Each year, the best of college ball players are invited to play in the Cape’s league, representing one of the dozen or so small towns. They stay with local families, gain vacation employment in their businesses and, when they are not playing in the league, coach numerous local and visiting youngsters in the finer points of the summer game.
The fixtures are played three nights a week throughout the summer on picturesque grounds along the Cape. Old-fashioned wooden bats are used instead of modern aluminium and the traditions are observed, such as halting the game after the third inning so everyone can join in singing “take me out to the ball game”. As you would imagine, the whole spectacle attracts healthy crowds of locals and tourists keen to pass on baseball traditions to the younger generation.
There’s an inevitable link with Kevin Costner’s film Field of Dreams in which, as a midwestern farmer, he hears voices from the corn telling him to build a baseball diamond right there in the middle of nowhere.

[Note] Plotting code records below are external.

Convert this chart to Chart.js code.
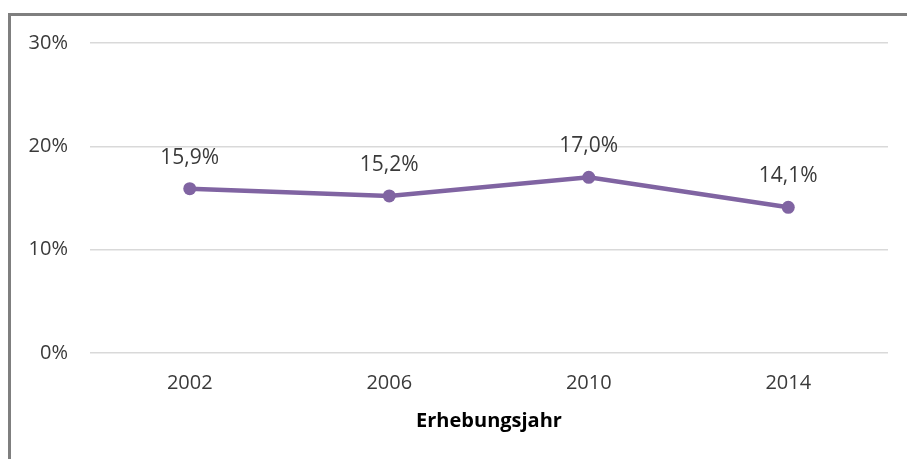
<!DOCTYPE html>
<html>
<head>
<meta charset="utf-8">
<script src="https://cdn.jsdelivr.net/npm/chart.js@4/dist/chart.umd.min.js"></script>
<style>
html,body{margin:0;padding:0;background:#fff;overflow:hidden}
#wrap{position:absolute;left:0;top:0;width:907px;height:459px}
</style>
</head>
<body>
<div id="wrap"><canvas id="c" width="907" height="459"></canvas></div>
<script>
const categories = ['2002', '2006', '2010', '2014'];
const values = [15.9, 15.2, 17.0, 14.1];
const yTicks = [0, 10, 20, 30];
const axisTitle = 'Erhebungsjahr';

const FONT = '"Open Sans", "DejaVu Sans", sans-serif';
const TEXT = '#3a3a3a';
const PURPLE = '#8064a2';

const frame = {
  id: 'frame',
  beforeDraw(chart) {
    const ctx = chart.ctx;
    ctx.save();
    ctx.fillStyle = '#fff';
    ctx.fillRect(0, 0, chart.width, chart.height);
    ctx.strokeStyle = '#7f7f7f';
    ctx.lineWidth = 3;
    ctx.strokeRect(9.5, 14.5, chart.width + 20, chart.height + 20);
    ctx.restore();
  }
};

const labels = {
  id: 'labels',
  afterDatasetsDraw(chart) {
    const ctx = chart.ctx;
    const meta = chart.getDatasetMeta(0);
    ctx.save();
    ctx.font = '21px ' + FONT;
    ctx.fillStyle = TEXT;
    ctx.textAlign = 'center';
    ctx.textBaseline = 'middle';
    meta.data.forEach((pt, i) => {
      const v = values[i].toFixed(1).replace('.', ',') + '%';
      ctx.fillText(v, pt.x, pt.y - 31);
    });
    ctx.restore();
  }
};

new Chart(document.getElementById('c'), {
  type: 'line',
  data: {
    labels: categories,
    datasets: [{
      data: values,
      borderColor: PURPLE,
      backgroundColor: PURPLE,
      borderWidth: 4.5,
      pointRadius: 6.5,
      pointHoverRadius: 6.5,
      pointBorderWidth: 0,
      pointBackgroundColor: PURPLE,
      tension: 0
    }]
  },
  options: {
    responsive: false,
    animation: false,
    events: [],
    layout: { padding: { left: 0, right: 19, top: 43, bottom: 0 } },
    plugins: { legend: { display: false }, tooltip: { enabled: false } },
    scales: {
      x: {
        offset: true,
        grid: { display: false, drawTicks: false },
        border: { display: false },
        ticks: { color: TEXT, font: { family: FONT, size: 20 }, padding: 18, maxRotation: 0 },
        title: { display: true, text: axisTitle, color: '#000', font: { family: FONT, size: 20, weight: 'bold' }, padding: { top: 0, bottom: 26 } },
        afterFit(s) { s.height = 106; }
      },
      y: {
        min: 0, max: 30,
        afterBuildTicks(s) { s.ticks = yTicks.map(v => ({ value: v })); },
        grid: { color: '#d9d9d9', lineWidth: 1.5, drawTicks: false },
        border: { display: false },
        ticks: { color: TEXT, font: { family: FONT, size: 20 }, padding: 22, callback: v => v + '%' },
        afterFit(s) { s.width = 90; }
      }
    }
  },
  plugins: [frame, labels]
});
</script>
</body>
</html>
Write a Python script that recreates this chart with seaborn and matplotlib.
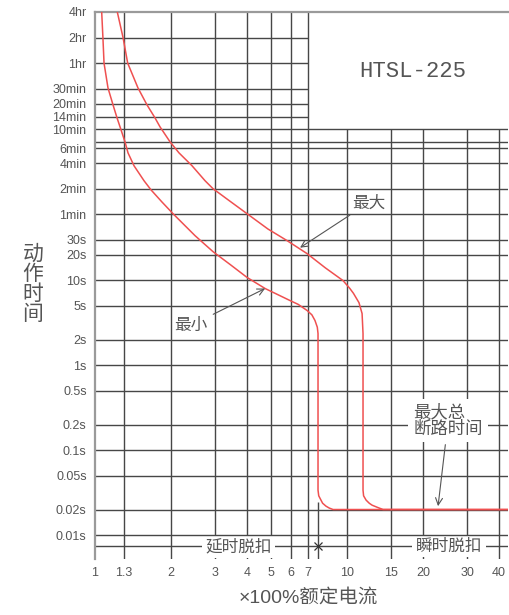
import numpy as np
import pandas as pd
import seaborn as sns
import matplotlib.pyplot as plt

# time-current curve of HTSL-225, x = multiple of rated current, y = trip time (s)
max_current = [1.226, 1.292, 1.348, 1.481, 1.608, 1.730, 1.811, 1.984, 2.154, 2.426, 2.733,
               2.94, 3.40, 4.01, 4.85, 5.78, 6.94, 8.20, 9.64, 10.25, 10.60, 11.15, 11.47,
               11.57, 11.57, 11.63, 11.90, 12.25, 12.57, 13.20, 13.89, 45]
max_time = [14400, 7200, 3600, 1837, 1161, 816, 640, 427, 316, 223, 148.5,
            119.6, 87.0, 60.8, 40.2, 29.3, 20.6, 14.0, 9.91, 8.03, 7.02, 5.45, 4.06,
            2.36, 0.0338, 0.0290, 0.0258, 0.0237, 0.0225, 0.0212, 0.02, 0.02]

min_current = [1.063, 1.075, 1.086, 1.126, 1.179, 1.223, 1.257, 1.315, 1.352, 1.428, 1.565,
               1.668, 1.84, 2.039, 2.494, 2.94, 3.45, 4.01, 4.73, 5.94, 6.40, 6.94, 7.25,
               7.46, 7.62, 7.67, 7.67, 7.72, 7.88, 8.00, 8.25, 8.50, 8.80, 45]
min_time = [14400, 7200, 3600, 1837, 1161, 816, 640, 427, 316, 223, 148.5,
            116, 84.0, 60.8, 33.5, 21.7, 15.2, 10.8, 8.0, 5.77, 5.20, 4.41, 3.92,
            3.36, 2.80, 2.36, 0.0338, 0.0290, 0.0258, 0.0237, 0.0219, 0.0208, 0.02, 0.02]

x_ticks = [1, 1.3, 2, 3, 4, 5, 6, 7, 10, 15, 20, 30, 40]
x_labels = ['1', '1.3', '2', '3', '4', '5', '6', '7', '10', '15', '20', '30', '40']
y_ticks = [14400, 7200, 3600, 1800, 1200, 840, 600, 360, 240, 120, 60, 30, 20, 10, 5,
           2, 1, 0.5, 0.2, 0.1, 0.05, 0.02, 0.01]
y_labels = ['4hr', '2hr', '1hr', '30min', '20min', '14min', '10min', '6min', '4min', '2min',
            '1min', '30s', '20s', '10s', '5s', '2s', '1s', '0.5s', '0.2s', '0.1s', '0.05s',
            '0.02s', '0.01s']
extra_y_line = 420       # unlabeled grid line
trip_line = 0.0074       # baseline of the trip-type labels
split_current = 7.67     # boundary between delayed / instantaneous trip

df = pd.concat([
    pd.DataFrame({'current': max_current, 'time': max_time, 'curve': '最大'}),
    pd.DataFrame({'current': min_current, 'time': min_time, 'curve': '最小'}),
])

sns.set_style('white')
plt.rcParams['font.family'] = ['Liberation Sans', 'Noto Sans CJK SC', 'DejaVu Sans']

fig = plt.figure(figsize=(5.09, 6.15), dpi=100)
ax = fig.add_axes([95 / 509, 56 / 615, 413 / 509, 547 / 615])
ax.set_xscale('log')
ax.set_yscale('log')
xmin, xmax = 1, 43.5
ymin, ymax = 0.00523, 14400
ax.set_xlim(xmin, xmax)
ax.set_ylim(ymin, ymax)

gc = '#474747'
for x in x_ticks[1:]:
    ax.vlines(x, ymin, ymax if x <= 7 else 600, color=gc, lw=1.0, zorder=1)
for y in y_ticks[1:] + [extra_y_line]:
    ax.hlines(y, xmin, 7 if y > 600 else xmax, color=gc, lw=1.0, zorder=2)
ax.hlines(trip_line, xmin, xmax, color=gc, lw=1.0, zorder=1)
ax.vlines(split_current, ymin, 0.0244, color=gc, lw=1.0, zorder=2)

red = '#ef5050'
sns.lineplot(data=df, x='current', y='time', hue='curve', palette={'最大': red, '最小': red},
             estimator=None, sort=False, legend=False, lw=1.1, ax=ax, zorder=4)

ax.set_xticks(x_ticks, x_labels)
ax.set_yticks(y_ticks, y_labels)
ax.minorticks_off()
ax.tick_params(axis='x', length=0, pad=6, labelsize=9, colors='#555555')
ax.tick_params(axis='y', length=0, pad=6, labelsize=9, colors='#555555')
ax.set_xlabel('')
ax.set_ylabel('')
for s in ['top', 'left']:
    ax.spines[s].set_color('#9a9a9a')
    ax.spines[s].set_linewidth(1.6)
ax.spines['right'].set_visible(False)
ax.spines['bottom'].set_visible(False)

txt = '#555555'
ax.text(18.3, 2834, 'HTSL-225', family='Liberation Mono', fontsize=16, color=txt,
        ha='center', va='center')
arrow = dict(arrowstyle='->', color='#555555', lw=0.8, shrinkA=2, shrinkB=0)
ax.annotate('最大', xy=(6.51, 24.2), xytext=(12.2, 81.9), fontsize=12, color=txt,
            ha='center', va='center', arrowprops=arrow, zorder=5)
ax.annotate('最小', xy=(4.73, 8.0), xytext=(2.40, 2.94), fontsize=12, color=txt,
            ha='center', va='center', arrowprops=arrow, zorder=5)
ax.annotate('最大总\n断路时间', xy=(22.96, 0.0219), xytext=(25.2, 0.2246), fontsize=12.5,
            color=txt, ha='center', va='center', multialignment='left', linespacing=1.0,
            arrowprops=arrow, bbox=dict(boxstyle='square,pad=0.3', fc='white', ec='none'),
            zorder=5)
box = dict(boxstyle='square,pad=0.22', fc='white', ec='none')
ax.text(3.71, trip_line, '延时脱扣', fontsize=12, color=txt, ha='center', va='center',
        bbox=box, zorder=1.5)
ax.text(25.3, trip_line, '瞬时脱扣', fontsize=12, color=txt, ha='center', va='center',
        bbox=box, zorder=1.5)
ax.plot([split_current], [trip_line], marker='x', ms=6, mew=0.9, color='#333333', zorder=5)

fig.text(33 / 509, 1 - 284 / 615, '动\n作\n时\n间', fontsize=15, color=txt,
         ha='center', va='center', linespacing=1.05)
fig.text(308 / 509, 1 - 598 / 615, '×100%额定电流', fontsize=14, color=txt,
         ha='center', va='center')

plt.savefig('out.png', dpi=100)
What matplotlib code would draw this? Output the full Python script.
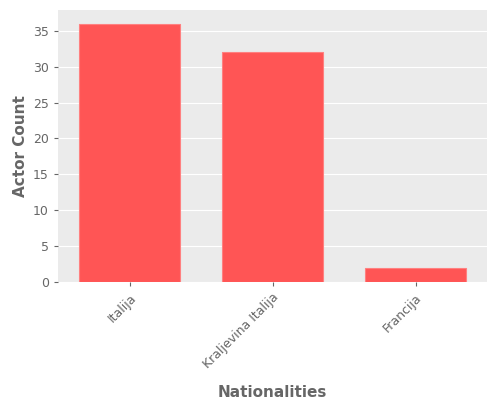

Despite his resistance, the voice from the fields keeps saying: “If you build it, they will come.”
Eventually he succumbs and, when the park is ready he witnesses, through the magic of the movies, his long-dead baseball heroes at practice. Included is his dad, as a teenager, and they get to fulfil the dream of playing ball together.
I first saw the film when showing it to a class of school refusers in a youth strategy centre. At the repetition of “If you build it, they will come”, one of the lads turned thoughtful. “Like school,” he said, “if you make it good enough, all the pupils will come to it.”
Sean McPartlin is depute head of St Margaret’s Academy in Livingston.